Mar. 22, 1817 Warrenton Warren County North Carolina, USA
Sep. 27, 1876 Galveston Galveston County Texas, USA
Civil War Confederate General. He was educated at the United States Military Academy, graduating in the Class of 1837 ranking 5th out of 50 graduates. He served in the Seminole Indian War in Florida (1837 to 1841), and served under Zachary Taylor during the Mexican War. At Monterey, he distinguished himself during bitter street fighting, and during the Battle of Buena Vista, his prompt and fearless conduct is credited with saving the American Army from defeat. He repulsed a frontal attack using artillery, then held off a flank attack on the Army while Colonel Jefferson Davis organized a defense. After his brilliant defense, he was twice a target of Mexican assassins. In 1856, he resigned from the Army, and started a sugar plantation in Louisiana. He was served also the State's Chief Engineer, and built a drainage and levy system in Louisiana, a system which is still in use today. When the Civil War came, he volunteered for the Confederate Army, and was commissioned a Brigadier General immediately.

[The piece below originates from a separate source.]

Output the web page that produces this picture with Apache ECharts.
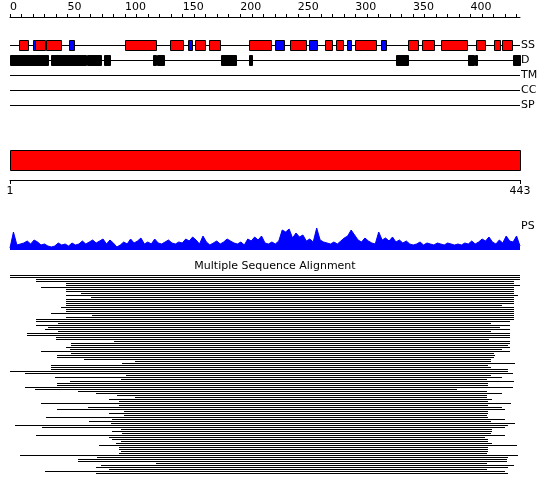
<!DOCTYPE html>
<html>
<head>
<meta charset="utf-8">
<script src="https://cdn.jsdelivr.net/npm/echarts@6/dist/echarts.min.js"></script>
<style>html,body{margin:0;padding:0;background:#fff}#c{width:550px;height:495px}</style>
</head>
<body>
<div id="c"></div>
<script>
const seqLength = 443;
const rulerTicks = [0,10,20,30,40,50,60,70,80,90,100,110,120,130,140,150,160,170,180,190,200,210,220,230,240,250,260,270,280,290,300,310,320,330,340,350,360,370,380,390,400,410,420,430,440];
const rulerLabels = [0,50,100,150,200,250,300,350,400];
const seqLabels = [1,443];
const trackNames = ['SS','D','TM','CC','SP'];
const ssHelix = [[8,16],[22,30],[31,44],[100,127],[139,150],[161,169],[173,182],[208,227],[243,257],[274,280],[283,289],[300,318],[346,354],[358,368],[374,397],[405,413],[420,426],[427,436]];
const ssStrand = [[20,22],[51,56],[155,158],[230,238],[260,267],[293,296],[322,327]];
const disorder = [[0,33],[36,66],[67,79],[82,87],[124,127],[128,134],[183,196],[208,210],[335,346],[398,403],[404,406],[437,443]];
const psValues = [2,18,5,6,7,9,6,10,8,5, 6,4,3,4,7,5,6,4,7,5, 6,9,6,8,10,7,9,11,6,10, 7,3,5,8,6,11,7,9,12,6, 8,6,11,7,6,8,10,7,6,8, 7,11,9,13,10,6,14,8,5,7, 9,6,8,11,9,7,6,8,5,11, 9,13,10,14,7,6,8,6,9,20, 18,21,12,17,13,15,9,11,8,22, 10,8,7,6,8,6,9,12,14,20, 15,10,8,12,9,7,6,18,10,12, 9,13,8,10,7,9,6,5,6,8, 5,7,6,5,7,6,5,7,6,5, 6,5,7,6,9,6,8,11,9,13, 8,6,10,7,14,9,8,14,4];
const msaStart = [
1,1,24,24,50,50,28,50,50,63,
50,71,50,50,50,50,45,50,50,37,
72,50,24,24,43,24,34,31,43,16,
16,41,41,91,54,54,50,53,28,54,
42,42,65,110,98,37,37,37,1,14,
102,40,97,53,42,42,14,23,60,76,
94,110,87,96,28,96,69,42,100,87,
100,32,90,70,89,5,29,97,90,98,
24,87,90,97,93,78,96,96,97,96,
10,77,60,60,128,80,76,87,31,76];
const msaEnd = [
443,443,443,438,438,443,438,438,438,438,
441,438,438,438,438,427,438,438,438,438,
438,438,438,434,418,434,426,434,418,434,
434,434,416,434,434,433,434,427,434,420,
421,420,418,418,439,415,418,433,433,437,
418,427,414,438,415,415,437,388,414,427,
414,414,419,415,435,415,427,430,415,415,
414,415,430,418,439,433,430,419,419,418,
430,413,415,415,419,440,415,415,415,414,
441,433,432,432,414,438,433,414,430,433];

const FONT = 'DejaVu Sans';
const crisp = v => Math.round(v) + 0.5;
const rowIds = msaStart.map((_, i) => i);

function boxRender(fill) {
  return function (params, api) {
    const p1 = api.coord([api.value(0), api.value(2)]);
    const p2 = api.coord([api.value(1), api.value(2)]);
    const x1 = crisp(p1[0]), x2 = crisp(p2[0]);
    const y1 = Math.round(p1[1] - 5) + 0.5;
    return {type: 'rect', shape: {x: x1, y: y1, width: Math.max(x2 - x1, 1), height: 10},
      style: {fill: fill, stroke: '#000', lineWidth: 1}};
  };
}

const chart = echarts.init(document.getElementById('c'), null, {renderer: 'canvas'});
const baseGrid = {left: 10, right: 30};
const hiddenX = (gi, mn) => ({gridIndex: gi, type: 'value', min: mn, max: seqLength, show: false});
const hiddenY = (gi) => ({gridIndex: gi, type: 'value', min: 0, max: 1, show: false});

const option = {
  animation: false,
  backgroundColor: '#fff',
  textStyle: {fontFamily: FONT},
  grid: [
    Object.assign({top: 16, height: 1}, baseGrid),
    Object.assign({top: 37.5, height: 75}, baseGrid),
    Object.assign({top: 150, height: 20}, baseGrid),
    Object.assign({top: 179, height: 1}, baseGrid),
    Object.assign({top: 228, height: 22}, baseGrid),
    Object.assign({top: 275, height: 200}, baseGrid)
  ],
  xAxis: [
    {gridIndex: 0, type: 'value', position: 'top', min: 0, max: seqLength,
      axisLine: {show: true, lineStyle: {color: '#000', width: 1}},
      axisTick: {show: true, length: 3, customValues: rulerTicks, lineStyle: {color: '#000'}},
      axisLabel: {show: true, customValues: rulerLabels, align: 'left', margin: 3, color: '#000', fontSize: 11, fontFamily: FONT},
      splitLine: {show: false}},
    hiddenX(1, 0),
    hiddenX(2, 1),
    {gridIndex: 3, type: 'value', position: 'bottom', min: 1, max: seqLength,
      axisLine: {show: true, lineStyle: {color: '#000', width: 1}},
      axisTick: {show: true, length: 4, customValues: seqLabels, lineStyle: {color: '#000'}},
      axisLabel: {show: true, customValues: seqLabels, margin: 6, color: '#000', fontSize: 11, fontFamily: FONT},
      splitLine: {show: false}},
    hiddenX(4, 0),
    hiddenX(5, 0)
  ],
  yAxis: [
    hiddenY(0),
    {gridIndex: 1, type: 'category', data: trackNames, inverse: true, position: 'right',
      axisLine: {show: false}, axisTick: {show: false}, splitLine: {show: false},
      axisLabel: {show: true, margin: 1, align: 'left', color: '#000', fontSize: 11, fontFamily: FONT}},
    hiddenY(2),
    hiddenY(3),
    {gridIndex: 4, type: 'value', min: 0, max: 22, show: false},
    {gridIndex: 5, type: 'category', data: rowIds, inverse: true, show: false}
  ],
  graphic: [
    {type: 'text', x: 521, y: 226, style: {text: 'PS', fill: '#000', fontSize: 11, fontFamily: FONT, align: 'left', verticalAlign: 'middle'}},
    {type: 'text', x: 275, y: 266, style: {text: 'Multiple Sequence Alignment', fill: '#000', fontSize: 11, fontFamily: FONT, align: 'center', verticalAlign: 'middle'}}
  ],
  series: [
    {type: 'custom', xAxisIndex: 1, yAxisIndex: 1, encode: {x: [0, 1], y: 2},
      data: trackNames.map(n => [0, seqLength, n]),
      renderItem: function (params, api) {
        const p1 = api.coord([api.value(0), api.value(2)]);
        const p2 = api.coord([api.value(1), api.value(2)]);
        const y = crisp(p1[1] - 0.5);
        return {type: 'line', shape: {x1: p1[0], y1: y, x2: p2[0], y2: y}, style: {stroke: '#000', lineWidth: 1}};
      }},
    {type: 'custom', xAxisIndex: 1, yAxisIndex: 1, encode: {x: [0, 1], y: 2}, z: 3,
      data: ssHelix.map(d => [d[0], d[1], 'SS']), renderItem: boxRender('#ff0000')},
    {type: 'custom', xAxisIndex: 1, yAxisIndex: 1, encode: {x: [0, 1], y: 2}, z: 3,
      data: ssStrand.map(d => [d[0], d[1], 'SS']), renderItem: boxRender('#0000ff')},
    {type: 'custom', xAxisIndex: 1, yAxisIndex: 1, encode: {x: [0, 1], y: 2}, z: 3,
      data: disorder.map(d => [d[0], d[1], 'D']), renderItem: boxRender('#000000')},
    {type: 'custom', xAxisIndex: 2, yAxisIndex: 2, encode: {x: [0, 1]},
      data: [[1, seqLength]],
      renderItem: function (params, api) {
        const cs = params.coordSys;
        const x1 = crisp(api.coord([api.value(0), 0])[0]);
        const x2 = crisp(api.coord([api.value(1), 0])[0]);
        return {type: 'rect', shape: {x: x1, y: crisp(cs.y), width: x2 - x1, height: Math.round(cs.height)},
          style: {fill: '#ff0000', stroke: '#000', lineWidth: 1}};
      }},
    {type: 'line', xAxisIndex: 4, yAxisIndex: 4, symbol: 'none', silent: true,
      data: psValues.map((v, i) => [i * seqLength / (psValues.length - 1), v]),
      lineStyle: {color: '#0000ff', width: 1},
      areaStyle: {color: '#0000ff', opacity: 1}},
    {type: 'custom', xAxisIndex: 5, yAxisIndex: 5, encode: {x: [0, 1], y: 2},
      data: msaStart.map((s, i) => [s - 1, msaEnd[i], i]),
      renderItem: function (params, api) {
        const p1 = api.coord([api.value(0), api.value(2)]);
        const p2 = api.coord([api.value(1), api.value(2)]);
        const band = api.size([0, 1])[1];
        const x1 = Math.round(p1[0]), x2 = Math.round(p2[0]);
        return {type: 'rect', shape: {x: x1, y: Math.round(p1[1] - band / 2), width: x2 - x1, height: 1},
          style: {fill: '#000'}};
      }}
  ]
};
chart.setOption(option);
</script>
</body>
</html>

He was promoted to full General shortly after the Battle of Shiloh, and in June 1862, he replaced Pierre T. Beauregard as commander of the Army of Tennessee. He fought at Perryville (October 1862), Stones River (January 1863), and Chickamuga (September 1863). At Chickamuga, he was considered to have missed several opportunities to defeat and capture the Union Army, and was replaced by General Joseph E. Johnson. Braxton Bragg was recalled to Richmond, where he served as President Jefferson Davis's military advisor. He was with President Davis when he was captured in Georgia on May 9, 1865. His plantation was burned to the ground during the war, so he worked as a Civil Engineer in Alabama and Texas after the war. While he took a mob (the Army of Tennessee) and turned it into an effective fighting force, and was considered a brilliant strategist, he lacked tactical skills and an inability to work with subordinates. He demonstrated an ineptness at making critical tactical decisions during the battles of Shiloh, Stones River, Chickamauga, and Chattanooga, missing opportunities to completely destroy the Union Army. He died in Texas. Fort Bragg in North Carolina is named in his honor.